Who has never heard of discrimination during a job search? Given the vast typology of situations it covers, (seniors, gay, pregnant women, disabled, “unionized” people surnames or physical original inhabitants in badly-reputed neighbourhoods …) and its foundation which is often subjective (perception, beliefs, unspoken), discrimination can potentially affect all of us.
This idea emerged when some worries-raising figures appeared: in 2009, 16% of Europeans said they had been victims of discrimination, while 25% mentioned have witnessed such an act over the past year. Then in this case, what about non EU-citizens? In fact the concept started even before, in 2006, in France with the adoption of the law of “equality of chances“. This law caused a lot of talks and debates between pros and againsts. UK Companies like Tesco, Barclays and Coca-Cola have agreed to apply this policy, others stayed non-responsive.
This topic seemed to solve discrimination problems in hiring. At the beginning, people thought that the recruiters will not have any discriminative choices anymore. However, this policy has caused a bigger threat, which had reduced even more the chances for immigrants for example to get hired. According to a study conducted by the Centre for Research in Economics and Statistics (CREST) between November 2009 and November 2010 over a thousand companies, the anonymous CV fight effectively against gender discrimination but not against those of ethnic issues. The opposite just happened: the immigrant candidates have only one chance in 22 of getting an interview, against a 10 chance if their resume were not anonymous.
This seemingly surprising result is due to the tendency of recruiters to “relativize” the shortcomings of the resume immigrant when they are registered. Spelling mistakes are more tolerated, the non-respect of the conventional national CV form and layout are not badly seen. Indulgence disappears then otherwise. “Recruiters forgive more ‘holes’ in the CV or spelling mistakes when they know the social origins,” says CREST.

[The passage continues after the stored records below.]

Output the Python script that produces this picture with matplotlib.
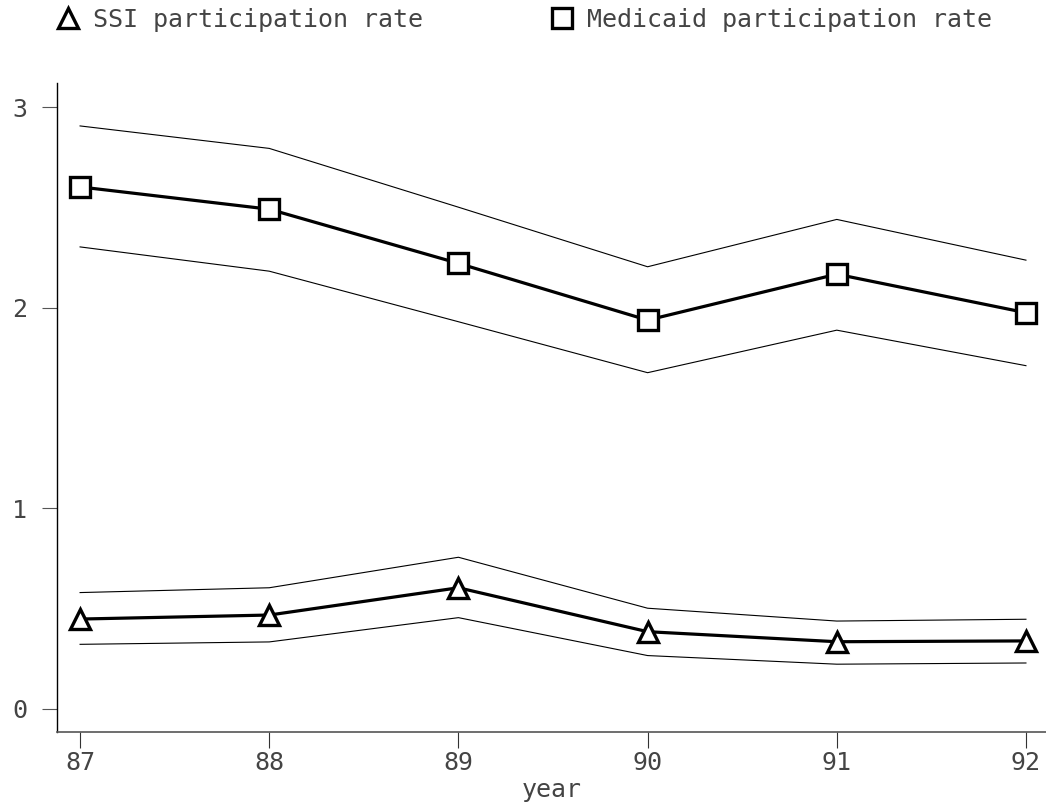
import matplotlib
matplotlib.use("Agg")
import matplotlib.pyplot as plt
from matplotlib.lines import Line2D

years = [87, 88, 89, 90, 91, 92]
medicaid = [2.602, 2.491, 2.221, 1.938, 2.167, 1.975]
medicaid_hi = [2.906, 2.794, 2.501, 2.204, 2.440, 2.237]
medicaid_lo = [2.303, 2.182, 1.930, 1.676, 1.888, 1.711]
ssi = [0.448, 0.468, 0.604, 0.385, 0.335, 0.339]
ssi_hi = [0.580, 0.604, 0.756, 0.502, 0.438, 0.447]
ssi_lo = [0.322, 0.334, 0.455, 0.266, 0.223, 0.229]
yticks = [0, 1, 2, 3]

plt.rcParams['font.family'] = ['DejaVu Sans Mono']
FS = 18
TXT = '#444444'

fig = plt.figure(figsize=(10.46, 8.10), dpi=100)
ax = fig.add_axes([57/1046, 78/810, 1 - 57/1046, (732-83)/810])

for lo, hi in [(medicaid_lo, medicaid_hi), (ssi_lo, ssi_hi)]:
    ax.plot(years, lo, color='black', lw=0.8)
    ax.plot(years, hi, color='black', lw=0.8)

ax.plot(years, medicaid, color='black', lw=2.3, marker='s', ms=14,
        mfc='white', mec='black', mew=2.4, zorder=5)
ax.plot(years, ssi, color='black', lw=2.3, marker='^', ms=15,
        mfc='white', mec='black', mew=2.4, zorder=5)

ax.set_xlim(86.878, 92.106)
ax.set_ylim(-0.115, 3.12)
ax.set_xticks(years)
ax.set_xticklabels([str(y) for y in years])
ax.set_yticks(yticks)

for s in ['top', 'right']:
    ax.spines[s].set_visible(False)
ax.spines['left'].set_color('black')
ax.spines['left'].set_linewidth(1.0)
ax.spines['bottom'].set_color('#555555')
ax.spines['bottom'].set_linewidth(1.2)

ax.tick_params(axis='y', length=10.8, width=0.8, color='#555555', pad=10.5,
               labelsize=FS, labelcolor=TXT)
ax.tick_params(axis='x', length=11.5, width=0.8, color='#333333', pad=2.5,
               labelsize=FS, labelcolor=TXT)
ax.set_xlabel('year', fontsize=FS, color=TXT, labelpad=2)

handles = [
    Line2D([], [], linestyle='none', marker='^', ms=15, mfc='white',
           mec='black', mew=2.4),
    Line2D([], [], linestyle='none', marker='s', ms=14, mfc='white',
           mec='black', mew=2.4),
]
leg = fig.legend(handles, ['SSI participation rate', 'Medicaid participation rate'],
                 loc='center left', bbox_to_anchor=(55.5/1046, 1 - 20/810),
                 ncol=2, frameon=False, fontsize=FS, handlelength=1.0,
                 handletextpad=0.5, columnspacing=5.05, borderpad=0,
                 borderaxespad=0)
for t in leg.get_texts():
    t.set_color(TXT)

fig.savefig('out.png', dpi=100)
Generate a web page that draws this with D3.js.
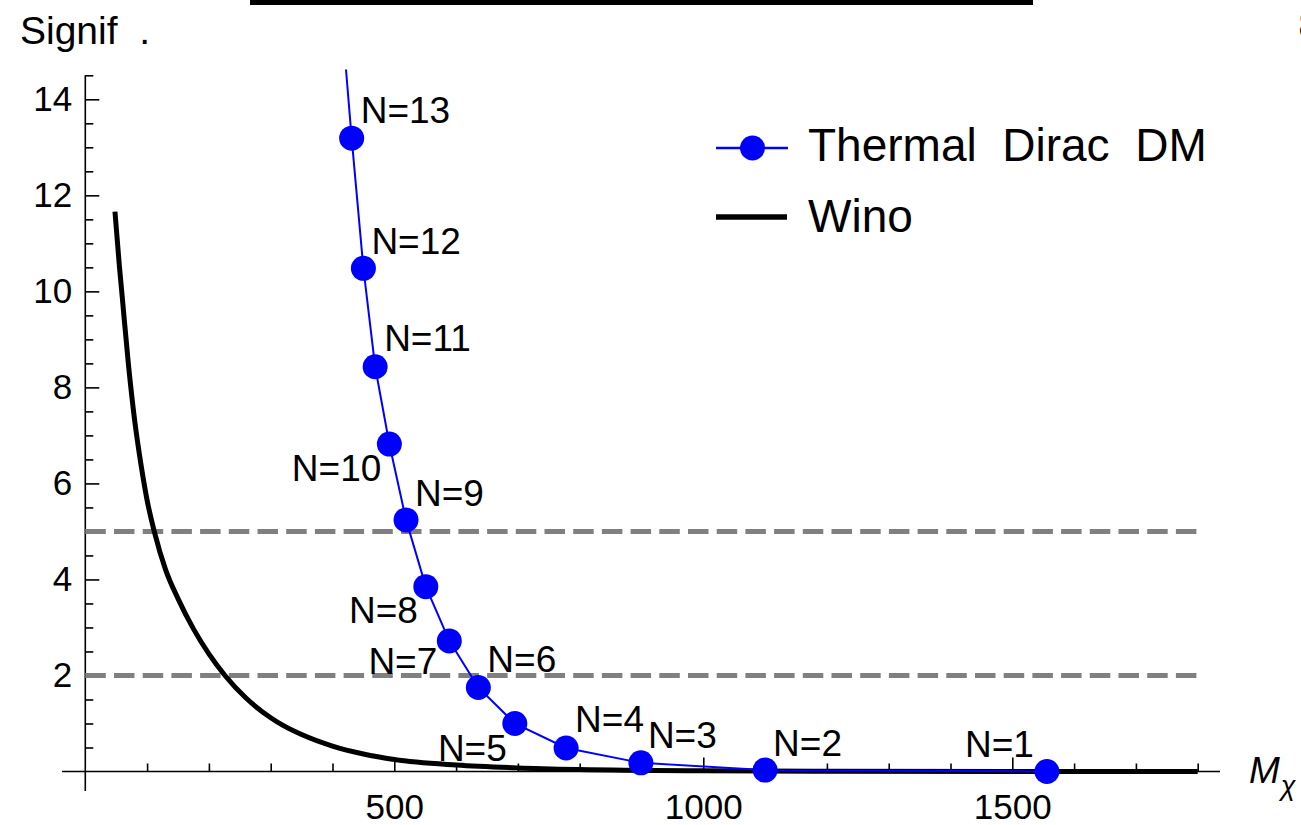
<!DOCTYPE html>
<html>
<head>
<meta charset="utf-8">
<script src="https://cdn.jsdelivr.net/npm/d3@7"></script>
<style>
    body { margin: 0; background: #fff; }
    text { font-family: "Liberation Sans", Arial, sans-serif; fill: #000; }
</style>
</head>
<body>
<div id="chart"></div>
<script>
// Thermal Dirac DM, one point per N
var diracN = [1, 2, 3, 4, 5, 6, 7, 8, 9, 10, 11, 12, 13];
var diracMass = [1556, 1100, 899, 778, 695, 636, 589, 551, 519, 492, 469, 450, 431];
var diracSignif = [0.0, 0.03, 0.18, 0.49, 1.0, 1.75, 2.72, 3.85, 5.24, 6.82, 8.43, 10.48, 13.19];
// the blue line runs on past the top of the frame
var diracTailMass = [413];
var diracTailSignif = [16.0];

// Wino curve
var winoMass = [48, 55, 60, 70, 80, 90, 100, 112, 130, 150, 175, 200, 226, 260, 300, 320, 350, 400, 450, 500, 600, 700, 800, 1000, 1200, 1500, 1800];
var winoSignif = [11.66, 10.55, 9.85, 8.45, 7.3, 6.4, 5.65, 4.98, 4.2, 3.6, 2.97, 2.45, 2.0, 1.53, 1.12, 0.96, 0.77, 0.53, 0.365, 0.25, 0.135, 0.075, 0.042, 0.014, 0.005, 0.001, 0.0];

// dashed significance levels
var guideLevels = [2, 5];

var xTickLabels = [500, 1000, 1500];
var yTickLabels = [2, 4, 6, 8, 10, 12, 14];

var legendNames = ["Thermal  Dirac  DM", "Wino"];

(function() {
    var W = 1301, H = 825;

    // where each "N=" label sits relative to its dot: dx, dy, anchor
    var labelPlace = {
        1: [-13, -15, "end"],
        2: [8, -14, "start"],
        3: [7, -15, "start"],
        4: [9, -16, "start"],
        5: [-8, 38, "end"],
        6: [9, -15, "start"],
        7: [-12, 33, "end"],
        8: [-8, 36, "end"],
        9: [9, -14, "start"],
        10: [-8, 37, "end"],
        11: [9, -16, "start"],
        12: [8, -14, "start"],
        13: [9, -15, "start"]
    };

    var svg = d3.select("#chart").append("svg")
        .attr("width", W)
        .attr("height", H);

    svg.append("rect").attr("width", W).attr("height", H).attr("fill", "#fff");

    var x = d3.scaleLinear().domain([0, 1800]).range([85.3, 1197.7]);
    var y = d3.scaleLinear().domain([0, 14]).range([771.5, 99.3]);

    // stray bits cut off at the top of the image
    svg.append("rect")
        .attr("x", 250).attr("y", 0)
        .attr("width", 783).attr("height", 5)
        .attr("fill", "#000");
    svg.append("text")
        .attr("x", 1298.5).attr("y", 38)
        .attr("font-size", 36)
        .attr("fill", "#999")
        .text("8");

    svg.append("defs").append("clipPath").attr("id", "plotclip")
        .append("rect")
        .attr("x", 60).attr("y", y(14.62))
        .attr("width", 1170).attr("height", 790 - y(14.62));

    // axes
    var axes = svg.append("g");

    axes.append("line")
        .attr("x1", 62).attr("x2", 1220)
        .attr("y1", y(0)).attr("y2", y(0))
        .attr("stroke", "#000").attr("stroke-width", 1.6);
    axes.append("line")
        .attr("x1", x(0)).attr("x2", x(0))
        .attr("y1", y(14.5)).attr("y2", 791)
        .attr("stroke", "#000").attr("stroke-width", 1.6);

    var xMinor = d3.range(100, 1801, 100).filter(function(d) { return xTickLabels.indexOf(d) < 0; });
    var yMinor = d3.range(0.5, 14.6, 0.5).filter(function(d) { return yTickLabels.indexOf(d) < 0; });

    axes.append("g")
        .attr("transform", "translate(0," + y(0) + ")")
        .call(d3.axisBottom(x).tickValues(xMinor).tickSizeInner(-8).tickSizeOuter(0).tickFormat(""));
    axes.append("g")
        .attr("transform", "translate(0," + y(0) + ")")
        .call(d3.axisBottom(x).tickValues(xTickLabels).tickSizeInner(-14).tickSizeOuter(0)
            .tickPadding(23).tickFormat(d3.format("d")));
    axes.append("g")
        .attr("transform", "translate(" + x(0) + ",0)")
        .call(d3.axisLeft(y).tickValues(yMinor).tickSizeInner(-8).tickSizeOuter(0).tickFormat(""));
    axes.append("g")
        .attr("transform", "translate(" + x(0) + ",0)")
        .call(d3.axisLeft(y).tickValues(yTickLabels).tickSizeInner(-14).tickSizeOuter(0).tickPadding(13));

    axes.selectAll(".domain").remove();
    axes.selectAll(".tick line").attr("stroke", "#000").attr("stroke-width", 1.6);
    axes.selectAll(".tick text")
        .attr("font-size", 35)
        .attr("font-family", "Liberation Sans, Arial, sans-serif")
        .attr("fill", "#000");

    // axis titles
    svg.append("text")
        .attr("x", 20).attr("y", 44)
        .attr("font-size", 39)
        .style("white-space", "pre")
        .text("Signif  .");

    var mx = svg.append("text")
        .attr("x", 1249).attr("y", 783)
        .attr("font-size", 37)
        .attr("font-style", "italic");
    mx.append("tspan").text("M");
    mx.append("tspan").attr("font-size", 27).attr("dy", 12).attr("dx", 1).text("\u03c7");

    var plot = svg.append("g").attr("clip-path", "url(#plotclip)");

    plot.selectAll(".guide")
        .data(guideLevels)
        .enter().append("line")
        .attr("class", "guide")
        .attr("x1", x(0)).attr("x2", x(1800))
        .attr("y1", function(d) { return y(d); })
        .attr("y2", function(d) { return y(d); })
        .attr("stroke", "#808080")
        .attr("stroke-width", 5)
        .attr("stroke-dasharray", "20.5,8.2");

    var wino = winoMass.map(function(m, i) { return [m, winoSignif[i]]; });
    plot.append("path")
        .datum(wino)
        .attr("fill", "none")
        .attr("stroke", "#000")
        .attr("stroke-width", 5)
        .attr("d", d3.line()
            .curve(d3.curveMonotoneX)
            .x(function(d) { return x(d[0]); })
            .y(function(d) { return y(d[1]); }));

    var dirac = diracN.map(function(n, i) {
        return { n: n, m: diracMass[i], s: diracSignif[i] };
    });
    var diracLine = dirac.concat(diracTailMass.map(function(m, i) {
        return { n: null, m: m, s: diracTailSignif[i] };
    }));

    plot.append("path")
        .datum(diracLine)
        .attr("fill", "none")
        .attr("stroke", "#0000ff")
        .attr("stroke-width", 2)
        .attr("d", d3.line()
            .x(function(d) { return x(d.m); })
            .y(function(d) { return y(d.s); }));

    plot.selectAll(".dot")
        .data(dirac)
        .enter().append("circle")
        .attr("class", "dot")
        .attr("cx", function(d) { return x(d.m); })
        .attr("cy", function(d) { return y(d.s); })
        .attr("r", 12.5)
        .attr("fill", "#0000ff");

    svg.append("g").selectAll("text")
        .data(dirac)
        .enter().append("text")
        .attr("x", function(d) { return x(d.m) + labelPlace[d.n][0]; })
        .attr("y", function(d) { return y(d.s) + labelPlace[d.n][1]; })
        .attr("text-anchor", function(d) { return labelPlace[d.n][2]; })
        .attr("font-size", 37)
        .text(function(d) { return "N=" + d.n; });

    // legend
    var legend = svg.append("g").attr("transform", "translate(716,148)");

    legend.append("line")
        .attr("x1", 0).attr("x2", 72).attr("y1", 0).attr("y2", 0)
        .attr("stroke", "#0000ff").attr("stroke-width", 2.5);
    legend.append("circle")
        .attr("cx", 36.5).attr("cy", 0).attr("r", 12.5)
        .attr("fill", "#0000ff");
    legend.append("line")
        .attr("x1", 0).attr("x2", 71).attr("y1", 69).attr("y2", 69)
        .attr("stroke", "#000").attr("stroke-width", 5.5);

    legend.selectAll(".legend-text")
        .data(legendNames)
        .enter().append("text")
        .attr("class", "legend-text")
        .attr("x", 92)
        .attr("y", function(d, i) { return 13 + i * 71; })
        .attr("font-size", 46)
        .style("white-space", "pre")
        .text(function(d) { return d; });
})();
</script>
</body>
</html>
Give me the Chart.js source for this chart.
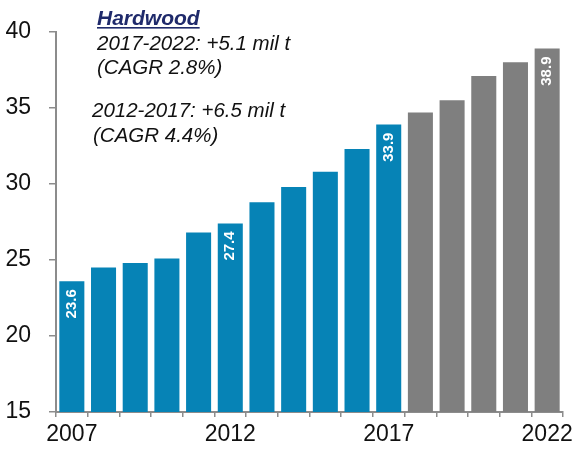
<!DOCTYPE html>
<html>
<head>
<meta charset="utf-8">
<script src="https://cdn.jsdelivr.net/npm/chart.js@4/dist/chart.umd.min.js"></script>
<style>
  html, body { margin: 0; padding: 0; background: #fff; }
  #wrap { width: 578px; height: 449px; }
</style>
</head>
<body>
<div id="wrap"><canvas id="myChart" width="578" height="449"></canvas></div>
<script>
// data
const years = ['2007','2008','2009','2010','2011','2012','2013','2014','2015','2016','2017','2018','2019','2020','2021','2022'];
const volume = [23.6, 24.5, 24.8, 25.1, 26.8, 27.4, 28.8, 29.8, 30.8, 32.3, 33.9, 34.7, 35.5, 37.1, 38.0, 38.9];
const shownYears = ['2007', '2012', '2017', '2022'];
const labelledYears = ['2007', '2012', '2017', '2022'];
const forecastFrom = '2018';
const yTicks = [15, 20, 25, 30, 35, 40];

const BLUE = '#0683b6';
const GREY = '#7f7f7f';
const AXIS = '#8c8c8c';

const barColors = years.map(y => +y >= +forecastFrom ? GREY : BLUE);

// text box top-left
const notes = {
    id: 'notes',
    afterDraw(chart) {
        const c = chart.ctx;
        c.save();
        c.textBaseline = 'alphabetic';
        c.textAlign = 'left';
        c.fillStyle = '#1f2a6b';
        c.font = 'italic bold 21px "Liberation Sans", Arial, sans-serif';
        c.fillText('Hardwood', 97, 25);
        const w = c.measureText('Hardwood').width;
        c.fillRect(97, 27, w, 1.6);
        c.fillStyle = '#111';
        c.font = 'italic 20.5px "Liberation Sans", Arial, sans-serif';
        c.fillText('2017-2022: +5.1 mil t', 97, 50);
        c.fillText('(CAGR 2.8%)', 97, 74);
        c.fillText('2012-2017: +6.5 mil t', 92, 117);
        c.fillText('(CAGR 4.4%)', 93, 142);
        c.restore();
    }
};

// white vertical value labels
const valueLabels = {
    id: 'valueLabels',
    afterDatasetsDraw(chart) {
        const c = chart.ctx;
        const meta = chart.getDatasetMeta(0);
        c.save();
        c.fillStyle = '#fff';
        c.font = 'bold 15px "Liberation Sans", Arial, sans-serif';
        c.textAlign = 'right';
        c.textBaseline = 'middle';
        meta.data.forEach((bar, i) => {
            if (!labelledYears.includes(years[i])) return;
            c.save();
            c.translate(bar.x, bar.y + 8);
            c.rotate(-Math.PI / 2);
            c.fillText(volume[i].toFixed(1), 0, 0);
            c.restore();
        });
        c.restore();
    }
};

const ctx = document.querySelector('#myChart').getContext('2d');
const myChart = new Chart(ctx, {
    type: 'bar',
    data: {
        labels: years,
        datasets: [{
            data: volume,
            backgroundColor: barColors,
            borderWidth: 0,
            barPercentage: 0.79,
            categoryPercentage: 1
        }]
    },
    options: {
        responsive: false,
        animation: false,
        layout: { padding: { top: 31, right: 15, left: 0, bottom: 0 } },
        plugins: {
            legend: { display: false },
            tooltip: { enabled: false }
        },
        scales: {
            x: {
                offset: true,
                border: { color: AXIS, width: 2 },
                grid: { display: true, offset: true, drawOnChartArea: false, drawTicks: true, tickLength: 5, color: AXIS, lineWidth: 1.5 },
                ticks: {
                    autoSkip: false,
                    maxRotation: 0,
                    padding: 4,
                    color: '#111',
                    font: { family: '"Liberation Sans", Arial, sans-serif', size: 23 },
                    callback: function (v, i) { return shownYears.includes(years[i]) ? years[i] : ''; }
                },
                afterFit(scale) { scale.height = 37; }
            },
            y: {
                min: yTicks[0],
                max: yTicks[yTicks.length - 1],
                border: { color: AXIS, width: 2 },
                grid: { drawOnChartArea: false, drawTicks: true, tickLength: 7, color: AXIS, lineWidth: 1.5 },
                afterBuildTicks(scale) { scale.ticks = yTicks.map(v => ({ value: v })); },
                ticks: {
                    padding: 18,
                    color: '#111',
                    font: { family: '"Liberation Sans", Arial, sans-serif', size: 23 }
                },
                afterFit(scale) { scale.width = 56; }
            }
        }
    },
    plugins: [notes, valueLabels]
});
</script>
</body>
</html>
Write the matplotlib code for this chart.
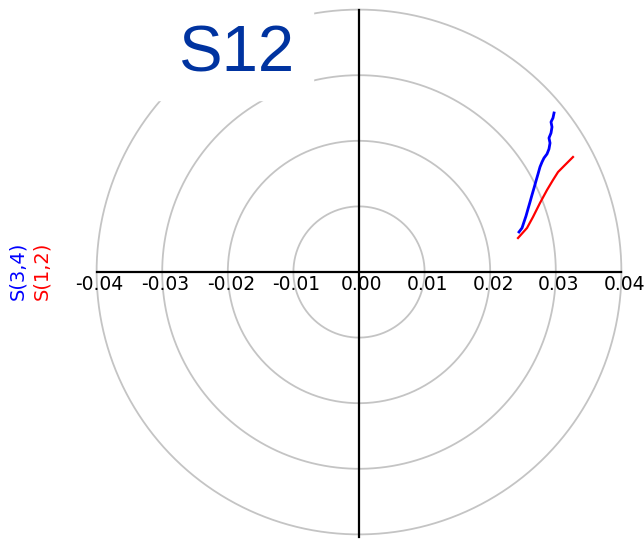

The question at then end stays the same: how can it be guaranteed that companies will not make discriminative choices when recruiting? How can immigrants, despite their outsanding technical and academic profiles, find challenging positions without getting faced to descrimination? After all, this idea of the anonymous CV is not that efficient, as the recruiter will get to know the candidate once he/she is invited to a job interview.